── Recorded data ──

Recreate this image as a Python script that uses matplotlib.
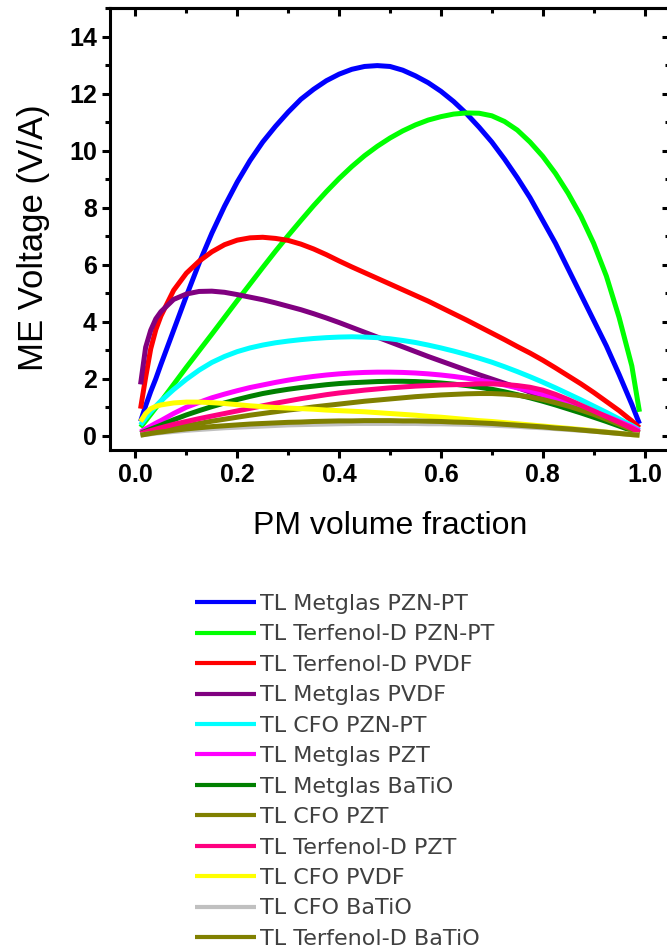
import matplotlib
matplotlib.use("Agg")
import matplotlib.pyplot as plt
from matplotlib.ticker import MultipleLocator

# ---- data ----
pm_fraction = [0.01, 0.02, 0.03, 0.04, 0.05, 0.075, 0.1, 0.125, 0.15, 0.175, 0.2, 0.225,
               0.25, 0.275, 0.3, 0.325, 0.35, 0.375, 0.4, 0.425, 0.45, 0.475, 0.5, 0.525,
               0.55, 0.575, 0.6, 0.625, 0.65, 0.675, 0.7, 0.725, 0.75, 0.775, 0.8, 0.825,
               0.85, 0.875, 0.9, 0.925, 0.95, 0.975, 0.99]

labels = ["TL Metglas PZN-PT", "TL Terfenol-D PZN-PT", "TL Terfenol-D PVDF",
          "TL Metglas PVDF", "TL CFO PZN-PT", "TL Metglas PZT", "TL Metglas BaTiO",
          "TL CFO PZT", "TL Terfenol-D PZT", "TL CFO PVDF", "TL CFO BaTiO",
          "TL Terfenol-D BaTiO"]

metglas_pznpt = [0.5, 1.05, 1.55, 2.0, 2.5, 3.7, 4.9, 6.05, 7.1, 8.05, 8.9, 9.65,
                 10.3, 10.85, 11.35, 11.8, 12.15, 12.45, 12.68, 12.85, 12.95, 12.98, 12.95, 12.82,
                 12.62, 12.38, 12.08, 11.72, 11.3, 10.82, 10.3, 9.7, 9.05, 8.35, 7.55, 6.75,
                 5.85, 4.95, 4.05, 3.15, 2.15, 1.1, 0.42]
terfenol_pznpt = [0.3, 0.52, 0.75, 0.98, 1.2, 1.8, 2.4, 2.98, 3.56, 4.15, 4.74, 5.32,
                  5.9, 6.47, 7.02, 7.55, 8.07, 8.56, 9.02, 9.44, 9.82, 10.15, 10.44, 10.69,
                  10.9, 11.07, 11.19, 11.28, 11.32, 11.31, 11.22, 11.02, 10.72, 10.3, 9.8, 9.2,
                  8.5, 7.7, 6.75, 5.6, 4.15, 2.45, 0.84]
terfenol_pvdf = [0.95, 2.05, 3.05, 3.72, 4.2, 5.1, 5.7, 6.12, 6.45, 6.7, 6.86, 6.94,
                 6.96, 6.92, 6.85, 6.72, 6.55, 6.35, 6.13, 5.92, 5.72, 5.52, 5.32, 5.12,
                 4.92, 4.72, 4.5, 4.28, 4.06, 3.83, 3.6, 3.37, 3.13, 2.9, 2.65, 2.38,
                 2.1, 1.82, 1.52, 1.2, 0.88, 0.52, 0.28]
metglas_pvdf = [1.8, 3.1, 3.7, 4.1, 4.35, 4.78, 4.97, 5.06, 5.07, 5.03, 4.95, 4.86,
                4.77, 4.66, 4.54, 4.42, 4.28, 4.13, 3.97, 3.8, 3.63, 3.46, 3.29, 3.12,
                2.95, 2.78, 2.62, 2.46, 2.3, 2.14, 1.99, 1.84, 1.69, 1.53, 1.37, 1.2,
                1.03, 0.86, 0.7, 0.54, 0.37, 0.21, 0.12]
cfo_pznpt = [0.38, 0.62, 0.84, 1.04, 1.22, 1.62, 1.98, 2.3, 2.57, 2.78, 2.95, 3.08,
             3.18, 3.26, 3.32, 3.37, 3.41, 3.44, 3.46, 3.47, 3.46, 3.44, 3.4, 3.34,
             3.27, 3.18, 3.08, 2.97, 2.85, 2.72, 2.58, 2.42, 2.25, 2.07, 1.88, 1.68,
             1.47, 1.26, 1.04, 0.82, 0.59, 0.36, 0.2]
metglas_pzt = [0.13, 0.24, 0.34, 0.44, 0.53, 0.78, 1.0, 1.17, 1.33, 1.46, 1.58, 1.69,
               1.78, 1.87, 1.95, 2.02, 2.08, 2.13, 2.17, 2.2, 2.22, 2.23, 2.23, 2.22,
               2.2, 2.17, 2.13, 2.08, 2.02, 1.95, 1.87, 1.78, 1.68, 1.57, 1.44, 1.3,
               1.16, 1.01, 0.85, 0.68, 0.5, 0.31, 0.17]
metglas_batio = [0.08, 0.16, 0.23, 0.3, 0.37, 0.56, 0.73, 0.88, 1.02, 1.15, 1.27, 1.38,
                 1.48, 1.56, 1.63, 1.69, 1.74, 1.79, 1.83, 1.86, 1.88, 1.9, 1.91, 1.91,
                 1.9, 1.88, 1.85, 1.81, 1.76, 1.7, 1.63, 1.54, 1.44, 1.33, 1.21, 1.08,
                 0.94, 0.8, 0.65, 0.5, 0.34, 0.18, 0.08]
cfo_pzt = [0.04, 0.08, 0.11, 0.15, 0.18, 0.27, 0.35, 0.43, 0.51, 0.58, 0.65, 0.72,
           0.78, 0.84, 0.9, 0.95, 1.01, 1.06, 1.11, 1.16, 1.21, 1.25, 1.29, 1.33,
           1.37, 1.4, 1.43, 1.45, 1.47, 1.48, 1.48, 1.46, 1.42, 1.36, 1.27, 1.16,
           1.04, 0.9, 0.75, 0.58, 0.4, 0.21, 0.1]
terfenol_pzt = [0.07, 0.13, 0.18, 0.23, 0.28, 0.4, 0.5, 0.6, 0.69, 0.78, 0.87, 0.96,
                1.05, 1.14, 1.22, 1.3, 1.37, 1.44, 1.5, 1.55, 1.6, 1.64, 1.68, 1.71,
                1.74, 1.76, 1.78, 1.79, 1.8, 1.82, 1.82, 1.8, 1.76, 1.7, 1.6, 1.45,
                1.27, 1.07, 0.87, 0.67, 0.47, 0.26, 0.12]
cfo_pvdf = [0.5, 0.78, 0.95, 1.03, 1.08, 1.15, 1.18, 1.18, 1.16, 1.13, 1.09, 1.05,
            1.02, 0.99, 0.97, 0.95, 0.93, 0.9, 0.88, 0.86, 0.84, 0.81, 0.78, 0.75,
            0.72, 0.68, 0.65, 0.61, 0.57, 0.53, 0.5, 0.46, 0.42, 0.38, 0.34, 0.3,
            0.26, 0.22, 0.18, 0.13, 0.09, 0.04, 0.02]
cfo_batio = [0.02, 0.05, 0.07, 0.09, 0.11, 0.15, 0.19, 0.22, 0.25, 0.28, 0.3, 0.32,
             0.34, 0.36, 0.38, 0.39, 0.4, 0.41, 0.42, 0.43, 0.43, 0.43, 0.43, 0.43,
             0.43, 0.42, 0.42, 0.41, 0.4, 0.39, 0.37, 0.35, 0.33, 0.3, 0.28, 0.25,
             0.22, 0.19, 0.16, 0.12, 0.08, 0.04, 0.02]
terfenol_batio = [0.02, 0.05, 0.08, 0.11, 0.13, 0.19, 0.24, 0.28, 0.32, 0.35, 0.38, 0.41,
                  0.43, 0.45, 0.47, 0.48, 0.5, 0.51, 0.52, 0.52, 0.53, 0.53, 0.53, 0.52,
                  0.52, 0.51, 0.5, 0.48, 0.47, 0.45, 0.43, 0.4, 0.37, 0.34, 0.31, 0.27,
                  0.24, 0.2, 0.16, 0.12, 0.08, 0.04, 0.02]

series = [metglas_pznpt, terfenol_pznpt, terfenol_pvdf, metglas_pvdf, cfo_pznpt,
          metglas_pzt, metglas_batio, cfo_pzt, terfenol_pzt, cfo_pvdf, cfo_batio,
          terfenol_batio]
colors = ["#0000FF", "#00FF00", "#FF0000", "#800080", "#00FFFF", "#FF00FF",
          "#008000", "#808000", "#FF0080", "#FFFF00", "#C0C0C0", "#808000"]

xticks = [0.0, 0.2, 0.4, 0.6, 0.8, 1.0]
yticks = [0, 2, 4, 6, 8, 10, 12, 14]

# ---- figure ----
fig = plt.figure(figsize=(6.67, 9.51), dpi=100)
ax = fig.add_axes([110 / 667, 1 - 450 / 951, 560 / 667, 442 / 951])

handles = []
for y, c, lab in zip(series, colors, labels):
    h, = ax.plot(pm_fraction, y, color=c, lw=3.6, solid_capstyle="butt",
                 solid_joinstyle="round", label=lab)
    handles.append(h)

ax.set_xlim(-0.05, 1.05)
ax.set_ylim(-0.5, 15)
ax.set_xticks(xticks)
ax.set_xticklabels([f"{v:.1f}" for v in xticks])
ax.set_yticks(yticks)
ax.set_yticklabels([str(v) for v in yticks])
ax.xaxis.set_minor_locator(MultipleLocator(0.1))
ax.yaxis.set_minor_locator(MultipleLocator(1))

for s in ax.spines.values():
    s.set_linewidth(2.2)

ax.tick_params(axis="both", which="major", length=6, width=2.2, direction="out",
               labelsize=18, pad=3.5)
ax.tick_params(axis="both", which="minor", length=3.5, width=2.2, direction="out")
# top/right ticks (inward, no labels)
axt = ax.secondary_xaxis("top")
axt.set_xticks(xticks)
axt.set_xticklabels([])
axt.xaxis.set_minor_locator(MultipleLocator(0.1))
axt.tick_params(which="major", direction="in", length=6, width=2.2)
axt.tick_params(which="minor", direction="in", length=3.5, width=2.2)
axt.spines["top"].set_linewidth(2.2)
axr = ax.secondary_yaxis("right")
axr.set_yticks(yticks)
axr.set_yticklabels([])
axr.yaxis.set_minor_locator(MultipleLocator(1))
axr.tick_params(which="major", direction="in", length=6, width=2.2)
axr.tick_params(which="minor", direction="in", length=3.5, width=2.2)
axr.spines["right"].set_linewidth(2.2)

for lab in ax.get_xticklabels() + ax.get_yticklabels():
    lab.set_fontfamily(["Liberation Sans", "DejaVu Sans"])
    lab.set_fontweight("bold")

fam = ["Liberation Sans", "DejaVu Sans"]
ax.set_xlabel("PM volume fraction", family=fam, size=23)
ax.set_ylabel("ME Voltage (V/A)", family=fam, size=25)
ax.xaxis.set_label_coords(0.5, -0.137)
ax.yaxis.set_label_coords(-0.107, 0.48)

leg = fig.legend(handles=handles, labels=labels, loc="upper left",
                 bbox_to_anchor=(195 / 667, 1 - 594 / 951), frameon=False,
                 borderpad=0, borderaxespad=0, handlelength=2.75, handletextpad=0.18,
                 labelspacing=0.47, prop=dict(family="DejaVu Sans", size=16))
for t in leg.get_texts():
    t.set_color("#404040")
for lh in leg.get_lines():
    lh.set_linewidth(3.0)

fig.savefig("out.png", dpi=100)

───

Gather all lines where the word "matplotlib" appears.

Recreate this image as a Python script that uses matplotlib.
import matplotlib
matplotlib.use("Agg")
import matplotlib.pyplot as plt
from matplotlib.ticker import MultipleLocator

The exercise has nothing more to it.